- Photo by Cheryl Gerber
- Chef James Lemming gets creative with the morning meal at Coulis.
The Bluebird Cafe closed for good last spring, but the legacy of the popular Uptown diner lives on in countless renditions of huevos rancheros around town. The Bluebird helped popularize the Mexican breakfast classic during more than two decades in business — in the same way that Drago's sparked a wide-ranging craze for charbroiled oysters.
So when local chef James Leeming opened his own breakfast/lunch spot last fall in the former Bluebird building, there was no question huevos rancheros would be a set piece of his menu. But Coulis is much different than the Bluebird Cafe — and so is its rendition of the dish.
All the expected components are there, but the composition is unique. The plate is neatly split between black beans and smoky, dark tomato sauce. Tortillas rest on top, but they form a crisp pepper Jack quesadilla, while long corn chips rise dramatically from the dish like the petals of a carnivorous plant. Of course there are eggs, but these fried huevos are speckled with finely chopped green onion and drizzled with an abstract pattern of cool crema.

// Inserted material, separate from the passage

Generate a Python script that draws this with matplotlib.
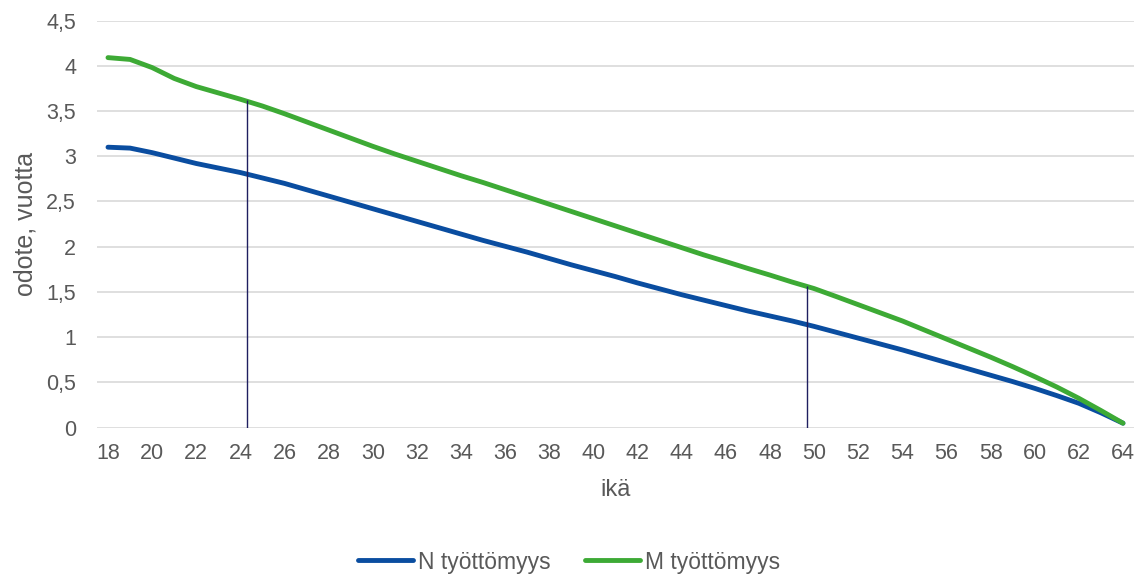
import numpy as np
import matplotlib
matplotlib.use("Agg")
import matplotlib.pyplot as plt

plt.rcParams['font.family'] = ['Liberation Sans', 'DejaVu Sans']

# ages and expected unemployment duration (years)
ika = np.arange(18, 65)
n_tyottomyys = [3.10, 3.09, 3.04, 2.98, 2.92, 2.87, 2.82, 2.76, 2.70, 2.63,
                2.56, 2.49, 2.42, 2.35, 2.28, 2.21, 2.14, 2.07, 2.005, 1.94,
                1.87, 1.80, 1.735, 1.67, 1.60, 1.535, 1.47, 1.41, 1.35, 1.29,
                1.235, 1.18, 1.12, 1.055, 0.99, 0.925, 0.86, 0.79, 0.72, 0.65,
                0.58, 0.51, 0.435, 0.355, 0.27, 0.165, 0.05]
m_tyottomyys = [4.09, 4.07, 3.98, 3.86, 3.77, 3.70, 3.63, 3.555, 3.47, 3.38,
                3.29, 3.20, 3.11, 3.025, 2.945, 2.865, 2.785, 2.71, 2.63, 2.55,
                2.47, 2.39, 2.31, 2.23, 2.15, 2.07, 1.99, 1.91, 1.836, 1.76,
                1.687, 1.61, 1.538, 1.45, 1.36, 1.27, 1.18, 1.08, 0.98, 0.88,
                0.78, 0.675, 0.565, 0.45, 0.325, 0.19, 0.05]

# marker lines
merkki_x = [24.3, 49.7]
merkki_y = [3.62, 1.57]

sininen = '#0A4DA0'
vihrea = '#3DAA35'
harmaa = '#595959'

fig = plt.figure(figsize=(11.38, 5.78), dpi=100)
ax = fig.add_axes([0.0852, 0.26, 0.9113, 0.7045])

ax.plot(ika, n_tyottomyys, color=sininen, lw=3.5, solid_capstyle='round',
        label='N työttömyys', zorder=3)
ax.plot(ika, m_tyottomyys, color=vihrea, lw=3.5, solid_capstyle='round',
        label='M työttömyys', zorder=3)
ax.vlines(merkki_x, 0, merkki_y, color='#1F1F60', lw=1.0, zorder=4)

ax.set_xlim(17.5, 64.5)
ax.set_ylim(0, 4.5)
ax.set_xticks(ika[::2])
ax.set_yticks(np.arange(0, 4.51, 0.5))
ax.set_yticklabels([f'{v:g}'.replace('.', ',') for v in np.arange(0, 4.51, 0.5)])

ax.grid(axis='y', color='#D9D9D9', lw=1.2, zorder=0)
for s in ax.spines.values():
    s.set_visible(False)
ax.tick_params(axis='both', length=0, labelsize=15.5, labelcolor=harmaa)
ax.tick_params(axis='y', pad=15)
ax.tick_params(axis='x', pad=11)

ax.set_xlabel('ikä', fontsize=17, color=harmaa, labelpad=11)
ax.set_ylabel('odote, vuotta', fontsize=18, color=harmaa, labelpad=6)

fig.legend(loc='center', bbox_to_anchor=(0.5, 1 - 562 / 578), ncol=2,
           frameon=False, fontsize=16.5, handlelength=2.4, handletextpad=0.2,
           columnspacing=1.5, labelcolor=harmaa)

fig.savefig('out.png', dpi=100)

Such touches are characteristic of Leeming's style. The native of Nicaragua has had a long run in local fine-dining circles, including a dozen years at Commander's Palace, where his position as saucier earned him the nickname "Coulis," a handle that still appears on his business cards. More recently he was chef at Dick & Jenny's, though he decided to develop his own place as a break from the late-night hours of the dinner shift. Coulis opened in October 2009 and caught on quickly. Weekend brunch has people waiting in line outside for tables, much like they did in the Bluebird days.
Leeming takes a revisionist approach to breakfast standards, which must come naturally after a career at contemporary Creole's creative high end. Corned beef hash is made into patties and crisped on the grill, topped with poached eggs, hollandaise and grilled mirliton. A simple bagel is layered with thin–sliced salmon, a tangle of shoestring-cut beets and dabs of beet coulis, which add refreshing crunch and sweetness. Tenderloin medallions in onion gravy anchor the steak and eggs plate, and the French toast is enhanced with smoked sausage and caramelized apples.
Lunch takes a backseat to breakfast and brunch at Coulis, and this part of the menu could use some work. For instance, the Cuban sandwich I tried was mystifyingly bad, combining soggy pork with suspiciously uniform ham slices on sourdough rather than the traditional crisp, chewy loaf. But Leeming's artful presentations return with chicken flautas, which balance over concentric rings of salsa and black beans and sprout an attractive blossom of avocado and carrot ribbons. The burger is basic but proved to be another lunch highlight, with its substantial hand-formed patty and seeded French roll.
Most important, especially for those who have been waiting in line for a while, the coffee is fresh and admirably strong. After all, while the chef's creative flair sets Coulis apart, anyone serving breakfast in this town needs to start with good coffee.